スマホを知るために子どもと一緒に使う

 鈴木さんがアドバイスするのは、まずは子どもの利用率が高い、アプリをお試しで使い、用語に慣れることだといいます。

 「この先、ネットがなくなることはないでしょう」と鈴木さん。高校生になると、スマホを使う授業が登場することもあり、スマホを「危ないから」と遠ざけるだけでは、子どもは守れません。

 使いすぎと怒るばかりではなく、子どもにLINE、Twitter、Instagramなど「お母さんにもやり方を教えて」と声をかけてみましょう。子どものアカウントをフォローすれば、SNS上の行動もそれとなくわかります。

 さらに、スマホの利用にあたっては、「パスコードを親が管理する」「スマホの利用時間は○時まで」「知らない人にLINEアカウントを教えない」「個人情報がわかる動画、画像をアップしない」「人を傷つけるような言葉は使わない」など、ルールを決めましょう。

 なぜルールが必要なのかということや、ルールを破った際のペナルティについても話し合っておきましょう。子どもが安全にスマホを使いこなせるようになるには、親の見守りが欠かせません。

SNSで犯罪に巻き込まれる子どもたち

 '19年11月に発生した大阪の小6女児誘拐事件。容疑者と女児の出会いがTwitterだったこと、また女児が保護されたのが、大阪から400キロ以上離れた栃木であったことから、世間に大きな衝撃を与えました。

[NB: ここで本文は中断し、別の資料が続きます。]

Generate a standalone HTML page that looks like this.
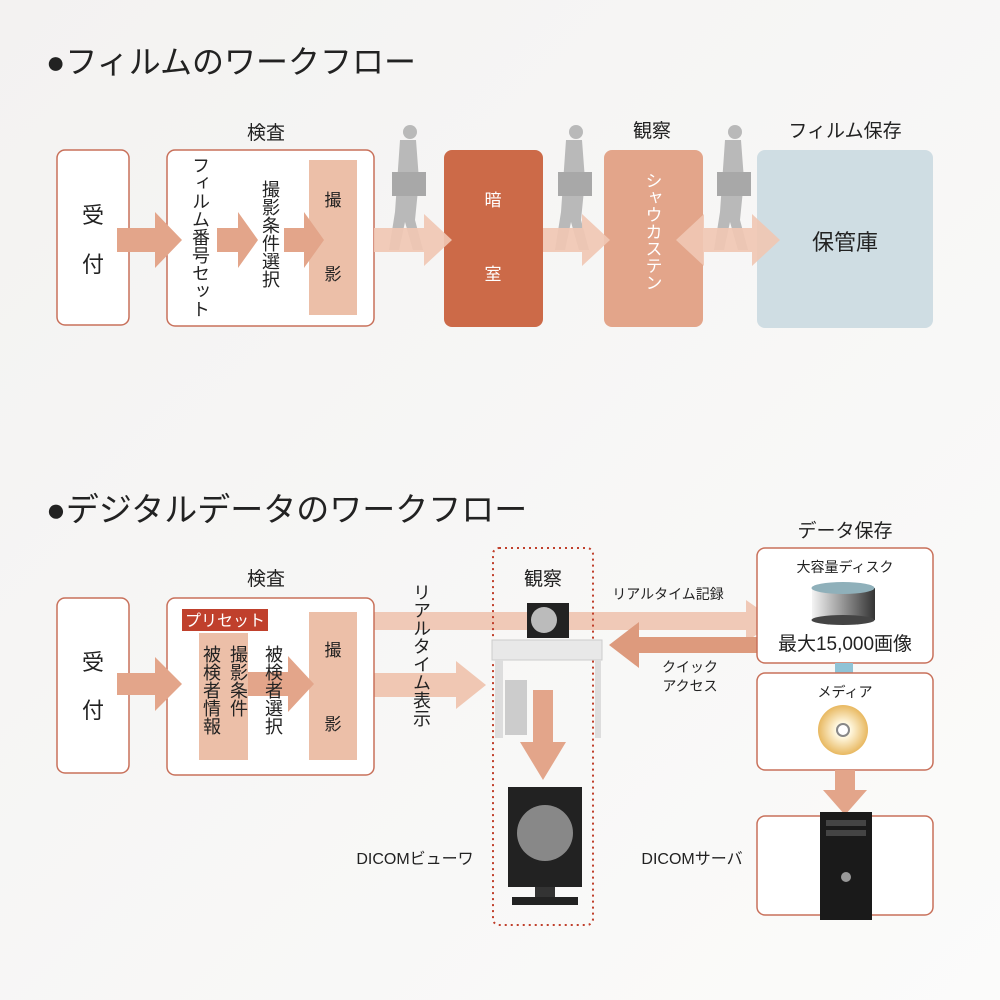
<!DOCTYPE html>
<html><head><meta charset="utf-8"><style>
body{margin:0;background:#f6f5f4}
svg{display:block}
text{font-family:"Liberation Sans","Noto Sans CJK JP",sans-serif;fill:#222}
</style></head><body>
<svg width="1000" height="1000" viewBox="0 0 1000 1000">
<defs>
<linearGradient id="bg" x1="0" y1="0" x2="1" y2="1"><stop offset="0" stop-color="#f3f2f1"/><stop offset="1" stop-color="#fbfbfa"/></linearGradient>
<linearGradient id="cyl" x1="0" x2="1"><stop offset="0" stop-color="#f4f4f4"/><stop offset="1" stop-color="#333"/></linearGradient>
<radialGradient id="disk"><stop offset="0.3" stop-color="#fff8e0"/><stop offset="1" stop-color="#e8b860"/></radialGradient>
<g id="person" fill="#b9b9b9">
<circle cx="2" cy="0" r="7"/>
<path d="M-8 8 h16 l3 40 l-4 40 l8 30 h-10 l-8 -28 l-6 28 h-10 l6 -38 z"/>
<rect x="-16" y="40" width="34" height="24" fill="#a8a8a8"/>
</g>
</defs>
<rect width="1000" height="1000" fill="url(#bg)"/>

<!-- TOP -->
<text x="46" y="73" font-size="32">●フィルムのワークフロー</text>
<text x="266" y="139" font-size="19" text-anchor="middle">検査</text>
<text x="652" y="137" font-size="19" text-anchor="middle">観察</text>
<text x="845" y="137" font-size="19" text-anchor="middle">フィルム保存</text>

<use href="#person" x="408" y="132"/>
<use href="#person" x="574" y="132"/>
<use href="#person" x="733" y="132"/>

<rect x="57" y="150" width="72" height="175" rx="8" fill="#fff" stroke="#c8705a" stroke-width="1.5"/>
<text x="93" y="223" font-size="22" text-anchor="middle">受</text>
<text x="93" y="272" font-size="22" text-anchor="middle">付</text>
<rect x="167" y="150" width="207" height="176" rx="8" fill="#fff" stroke="#c8705a" stroke-width="1.5"/>
<rect x="309" y="160" width="48" height="155" fill="#ecbfa8"/>
<text x="333" y="206" font-size="17" text-anchor="middle">撮</text>
<text x="333" y="280" font-size="17" text-anchor="middle">影</text>
<g fill="#e3a58a">
<path d="M117 228 h38 v-16 l27 28 l-27 28 v-16 h-38 z"/>
<path d="M217 228 h21 v-16 l20 28 l-20 28 v-16 h-21 z"/>
<path d="M284 228 h20 v-16 l20 28 l-20 28 v-16 h-20 z"/>
</g>
<text font-size="18" x="200" y="156" style="writing-mode:vertical-rl">フィルム番号セット</text>
<text font-size="18" x="270" y="180" style="writing-mode:vertical-rl">撮影条件選択</text>

<rect x="444" y="150" width="99" height="177" rx="8" fill="#cc6a48"/>
<text x="493" y="206" font-size="17" text-anchor="middle" style="fill:#fff">暗</text>
<text x="493" y="280" font-size="17" text-anchor="middle" style="fill:#fff">室</text>
<rect x="604" y="150" width="99" height="177" rx="8" fill="#e3a58a"/>
<text x="652" y="172" font-size="17" style="fill:#fff;writing-mode:vertical-rl">シャウカステン</text>
<rect x="757" y="150" width="176" height="178" rx="8" fill="#cfdde3"/>
<text x="845" y="250" font-size="22" text-anchor="middle">保管庫</text>

<!-- light arrows on top -->
<g fill="#f0c7b3" opacity="0.92">
<path d="M374 228 h50 v-14 l28 26 l-28 26 v-14 h-50 z"/>
<path d="M543 228 h39 v-14 l28 26 l-28 26 v-14 h-39 z"/>
<path d="M676 240 l28 -26 v14 h48 v-14 l28 26 l-28 26 v-14 h-48 v14 z"/>
</g>

<!-- BOTTOM -->
<text x="46" y="521" font-size="33">●デジタルデータのワークフロー</text>
<text x="266" y="585" font-size="19" text-anchor="middle">検査</text>
<text x="845" y="537" font-size="19" text-anchor="middle">データ保存</text>

<path d="M374 612 h372 v-12 l30 21 l-30 21 v-12 h-372 z" fill="#f0c9b7"/>
<path d="M757 637 h-118 v-15 l-30 23 l30 23 v-15 h118 z" fill="#dd9a7d"/>
<path d="M374 673 h82 v-12 l30 24 l-30 24 v-12 h-82 z" fill="#f0c7b3"/>

<rect x="57" y="598" width="72" height="175" rx="8" fill="#fff" stroke="#c8705a" stroke-width="1.5"/>
<text x="93" y="670" font-size="22" text-anchor="middle">受</text>
<text x="93" y="718" font-size="22" text-anchor="middle">付</text>
<rect x="167" y="598" width="207" height="177" rx="8" fill="#fff" stroke="#c8705a" stroke-width="1.5"/>
<path d="M117 673 h38 v-16 l27 27 l-27 27 v-16 h-38 z" fill="#e3a58a"/>
<rect x="199" y="633" width="49" height="127" fill="#ecbfa8"/>
<rect x="309" y="612" width="48" height="148" fill="#ecbfa8"/>
<path d="M248 672 h40 v-16 l26 28 l-26 28 v-16 h-40 z" fill="#e3a58a"/>
<rect x="182" y="609" width="86" height="22" fill="#c0402c"/>
<text x="225" y="626" font-size="16" text-anchor="middle" style="fill:#fff">プリセット</text>
<text font-size="18" x="238" y="645" style="writing-mode:vertical-rl">撮影条件</text>
<text font-size="18" x="211" y="645" style="writing-mode:vertical-rl">被検者情報</text>
<text font-size="18" x="273" y="645" style="writing-mode:vertical-rl">被検者選択</text>
<text x="333" y="656" font-size="17" text-anchor="middle">撮</text>
<text x="333" y="730" font-size="17" text-anchor="middle">影</text>
<text font-size="18" x="421" y="583" style="writing-mode:vertical-rl">リアルタイム表示</text>

<rect x="493" y="548" width="100" height="377" rx="6" fill="none" stroke="#c0402c" stroke-width="2" stroke-dasharray="2 4"/>
<text x="543" y="585" font-size="19" text-anchor="middle">観察</text>
<rect x="527" y="603" width="42" height="35" fill="#222"/>
<circle cx="544" cy="620" r="13" fill="#bbb"/>
<path d="M492 640 h110 v20 h-110 z" fill="#e8e8e8" stroke="#ccc"/>
<rect x="495" y="660" width="8" height="78" fill="#ddd"/>
<rect x="595" y="660" width="6" height="78" fill="#ddd"/>
<rect x="505" y="680" width="22" height="55" fill="#ccc"/>
<path d="M533 690 h20 v52 h13 l-23 38 l-23 -38 h13 z" fill="#e3a58a"/>
<rect x="508" y="787" width="74" height="100" fill="#222"/>
<circle cx="545" cy="833" r="28" fill="#888"/>
<rect x="535" y="887" width="20" height="10" fill="#333"/>
<rect x="512" y="897" width="66" height="8" fill="#222"/>
<text x="415" y="864" font-size="16" text-anchor="middle">DICOMビューワ</text>

<text x="668" y="599" font-size="14" text-anchor="middle">リアルタイム記録</text>
<text x="690" y="672" font-size="14" text-anchor="middle">クイック</text>
<text x="690" y="691" font-size="14" text-anchor="middle">アクセス</text>

<rect x="757" y="548" width="176" height="115" rx="8" fill="#fff" stroke="#c8705a" stroke-width="1.5"/>
<text x="845" y="572" font-size="14" text-anchor="middle">大容量ディスク</text>
<rect x="812" y="588" width="63" height="32" fill="url(#cyl)"/>
<ellipse cx="843" cy="620" rx="31.5" ry="5" fill="#444"/>
<ellipse cx="843" cy="588" rx="31.5" ry="6" fill="#8fb0ba"/>
<text x="845" y="650" font-size="19" text-anchor="middle">最大15,000画像</text>
<rect x="835" y="663" width="18" height="10" fill="#8fc3d6"/>
<rect x="757" y="673" width="176" height="97" rx="8" fill="#fff" stroke="#c8705a" stroke-width="1.5"/>
<text x="845" y="697" font-size="14" text-anchor="middle">メディア</text>
<circle cx="843" cy="730" r="25" fill="url(#disk)"/>
<circle cx="843" cy="730" r="6" fill="#fff" stroke="#888" stroke-width="2"/>
<path d="M835 770 h20 v20 h12 l-22 25 l-22 -25 h12 z" fill="#e3a58a"/>
<rect x="757" y="816" width="176" height="99" rx="8" fill="#fff" stroke="#c8705a" stroke-width="1.5"/>
<rect x="820" y="812" width="52" height="108" fill="#1a1a1a"/>
<rect x="826" y="820" width="40" height="6" fill="#444"/>
<rect x="826" y="830" width="40" height="6" fill="#444"/>
<circle cx="846" cy="877" r="5" fill="#999"/>
<text x="692" y="864" font-size="16" text-anchor="middle">DICOMサーバ</text>
</svg>
</body></html>
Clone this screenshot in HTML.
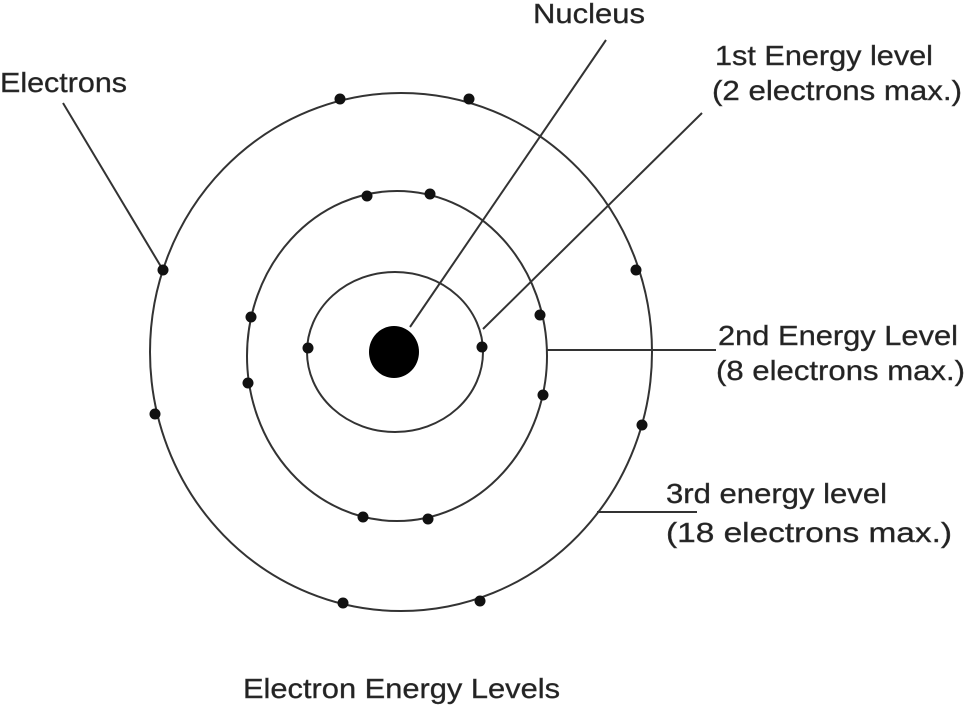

 ネット上の危険を裏づけるように、小学4年生から高校生までの子どもへの調査で、53%が「ネットで知り合った実際の友達と会ってみたい、または会ったことがある」と答えたというデータも(2019年5月、デジタルアーツ調べ)。

 なぜ子どもたちは知らない人に会うのでしょうか。「中高生ぐらいになると、本人は大人気分ですが、まだまだ子どもという危うさがあります」と鈴木さん。周りにいるのは親も含めていい大人だけ。

 そのため、大人が危害を加えたり、性的対象に見たりするとは思ってもみないのではと指摘します。子どもを誘い出したい大人は、その無防備さにつけ入ります。ときには、「好きなアーティストのグッズやチケットがあるよ」と声をかけてくる場合も。悩みがある子どもに対しては話をよく聞く優しい大人を演じます。

「そうするうちに、子どもたちは『いい人、友達』と思うようになります」(鈴木さん)。

 オンライン上では同世代の子どもなどと素性を偽ることも簡単です。「文字のやりとりは後に残りますが、SNSを入り口に、LINEの音声通話などに移ると痕跡が残らないことにも注意してください」(鈴木さん)。

 SNSで目立つのが、自分の裸の画像を送るよう強要される「自画撮り被害」。言葉巧みに子どもに近づき、信用したところで写真を送らせます。親からしたら、なぜ知らない人にそんな画像を送るのか? と疑問しか残らなくても、SNS上で知り合った大人の巧みな脅しに逆らえなくなってしまうのです。